I’m actually really thankful for my parents because I always had a lot of building toys that weren’t typically associated with girls. It was really cool that they ignored the social bias that tools and construction toys are only for boys. Playing with those is one of my first memories, and it’s really cool.
What makes you good at your job?
LS: I think I still need to work on it (laughs), but in UX, you need to be really good at communicating with a lot of different people in many different disciplines. As a UX designer for tools, I work with level designers, programmers, artists, a bunch of different people who are experts in their fields. I don’t need to be an expert in their field to work with them, but I need to be able to communicate effectively with them.
It took me a while to understand that I wasn’t bad at my job because I didn’t understand how programming works. I’m good at my job because I can learn to talk to experts without having expertise. I think my job is similar to that of a journalist because you have to learn how to ask good questions, because that’s how to improve design while working with multiple disciplines.

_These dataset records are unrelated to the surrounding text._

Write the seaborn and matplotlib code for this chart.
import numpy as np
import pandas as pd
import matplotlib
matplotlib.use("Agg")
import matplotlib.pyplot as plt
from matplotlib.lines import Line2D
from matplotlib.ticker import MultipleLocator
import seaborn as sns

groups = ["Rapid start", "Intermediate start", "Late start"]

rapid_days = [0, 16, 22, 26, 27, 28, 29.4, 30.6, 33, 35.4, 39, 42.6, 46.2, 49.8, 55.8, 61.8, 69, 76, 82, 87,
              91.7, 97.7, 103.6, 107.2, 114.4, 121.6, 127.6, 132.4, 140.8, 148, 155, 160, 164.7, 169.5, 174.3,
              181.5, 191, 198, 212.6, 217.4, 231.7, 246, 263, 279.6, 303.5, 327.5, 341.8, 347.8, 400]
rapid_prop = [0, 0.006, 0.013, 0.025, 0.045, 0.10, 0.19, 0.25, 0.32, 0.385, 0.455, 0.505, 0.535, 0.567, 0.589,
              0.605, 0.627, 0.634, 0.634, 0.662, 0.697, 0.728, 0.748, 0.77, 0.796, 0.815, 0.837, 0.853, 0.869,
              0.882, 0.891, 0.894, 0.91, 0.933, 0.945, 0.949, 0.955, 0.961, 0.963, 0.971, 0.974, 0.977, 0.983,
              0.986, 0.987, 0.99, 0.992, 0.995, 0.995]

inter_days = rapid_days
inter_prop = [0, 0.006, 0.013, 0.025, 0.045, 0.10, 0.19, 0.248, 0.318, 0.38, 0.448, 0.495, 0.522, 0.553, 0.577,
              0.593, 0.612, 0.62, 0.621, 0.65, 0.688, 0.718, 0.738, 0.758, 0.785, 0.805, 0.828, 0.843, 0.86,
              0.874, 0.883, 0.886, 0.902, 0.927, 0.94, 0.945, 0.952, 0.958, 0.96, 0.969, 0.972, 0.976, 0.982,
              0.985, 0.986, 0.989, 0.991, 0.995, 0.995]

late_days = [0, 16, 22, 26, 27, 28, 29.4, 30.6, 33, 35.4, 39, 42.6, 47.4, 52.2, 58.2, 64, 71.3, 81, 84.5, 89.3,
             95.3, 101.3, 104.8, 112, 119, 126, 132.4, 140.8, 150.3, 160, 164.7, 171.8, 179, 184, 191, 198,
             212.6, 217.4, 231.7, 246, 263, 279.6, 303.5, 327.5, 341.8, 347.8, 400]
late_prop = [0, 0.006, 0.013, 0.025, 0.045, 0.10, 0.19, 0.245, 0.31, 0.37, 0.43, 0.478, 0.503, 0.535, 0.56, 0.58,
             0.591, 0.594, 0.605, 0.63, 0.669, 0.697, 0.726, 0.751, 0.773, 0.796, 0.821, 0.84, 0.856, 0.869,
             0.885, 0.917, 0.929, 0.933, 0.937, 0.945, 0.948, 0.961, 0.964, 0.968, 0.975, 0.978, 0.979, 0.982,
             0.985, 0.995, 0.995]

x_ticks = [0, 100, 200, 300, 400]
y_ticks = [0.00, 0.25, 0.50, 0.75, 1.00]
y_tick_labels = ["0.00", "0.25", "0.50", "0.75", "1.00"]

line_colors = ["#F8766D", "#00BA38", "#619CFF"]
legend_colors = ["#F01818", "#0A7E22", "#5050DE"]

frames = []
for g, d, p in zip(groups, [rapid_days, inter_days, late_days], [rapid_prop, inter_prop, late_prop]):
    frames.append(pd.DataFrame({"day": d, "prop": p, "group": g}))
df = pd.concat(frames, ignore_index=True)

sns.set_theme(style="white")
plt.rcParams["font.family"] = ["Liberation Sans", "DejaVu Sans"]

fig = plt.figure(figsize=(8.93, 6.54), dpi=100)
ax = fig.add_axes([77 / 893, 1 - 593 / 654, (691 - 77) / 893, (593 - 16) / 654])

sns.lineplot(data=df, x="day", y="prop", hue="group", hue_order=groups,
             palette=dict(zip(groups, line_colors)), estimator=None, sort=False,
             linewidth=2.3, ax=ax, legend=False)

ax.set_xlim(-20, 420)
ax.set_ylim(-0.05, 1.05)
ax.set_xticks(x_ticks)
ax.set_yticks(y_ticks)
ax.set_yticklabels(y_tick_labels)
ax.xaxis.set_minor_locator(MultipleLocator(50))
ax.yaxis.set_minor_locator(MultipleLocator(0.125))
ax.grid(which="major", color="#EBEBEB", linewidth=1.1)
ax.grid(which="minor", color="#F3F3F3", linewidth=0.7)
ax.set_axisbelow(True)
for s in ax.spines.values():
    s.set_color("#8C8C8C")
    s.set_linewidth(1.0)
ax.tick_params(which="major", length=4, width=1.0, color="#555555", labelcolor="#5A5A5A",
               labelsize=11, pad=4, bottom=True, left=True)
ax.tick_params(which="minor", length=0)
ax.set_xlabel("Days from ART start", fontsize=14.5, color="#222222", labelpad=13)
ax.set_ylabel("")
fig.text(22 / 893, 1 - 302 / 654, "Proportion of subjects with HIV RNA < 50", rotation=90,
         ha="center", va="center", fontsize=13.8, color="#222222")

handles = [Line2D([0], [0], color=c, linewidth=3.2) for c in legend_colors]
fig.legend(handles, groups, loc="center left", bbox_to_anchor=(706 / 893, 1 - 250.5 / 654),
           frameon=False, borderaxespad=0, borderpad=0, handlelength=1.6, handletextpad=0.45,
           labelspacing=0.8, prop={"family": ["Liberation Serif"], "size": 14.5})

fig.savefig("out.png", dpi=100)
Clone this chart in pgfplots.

What makes UI/UX design so important?
LS: That’s almost a philosophical question (laughs). There are computers around us everywhere today, UX and UI is the bridge between a human and a computer. Computers can’t exist on their own, they’re built for human interaction, and without good UX, there is no communication between a human as a user and a computer. This doesn’t only apply to things like games, phones, and computers, but also things without any graphic interface, like smart home technology. People often think of UX as a visual or graphical component, but really, it’s the entire experience.
Have you ever had any female role models?
LS: Ten years ago, when I was working in Russia as a graphic designer, my boss was this amazing lady. I always looked up to her because she was always so positive and optimistic. Not in a fake way – she was really genuine and was great at handling conflict. I thought she was one of the wisest women I’ve ever met. She really inspired me back then and still does today. I don’t think I would be where I am today without her.
What advice would you give to women who want to do what you do?
LS: I’d tell them to think outside the box. Try things that you might think are not for you, because that’s where you’ll find yourself.
What do you think needs to change in order to achieve gender equality in the games industry?
LS: I think it’s more of a societal problem. The games industry inherited the problem from society. That’s why the change is so slow: because it’s on a global scale, it’s happening in all corners of civilization. The unfortunate truth is that there is no easy solution to the problem. If there was, it would be solved by now.
On the other hand, I would like to warn employers from making a mistake of hiring more women “just because they are women”. It’s all over media nowadays and there is a risk that women would be hired just for better statistics and reputation of a company. We want to be hired for our skills, experience and personalities, not just because we are female.
I’m actually very happy that in Sweden, where Massive is, the society is very open-minded and welcoming of diversity. Even in just the three and half years I’ve been at Massive, I’ve seen more and more women each year coming into development positions.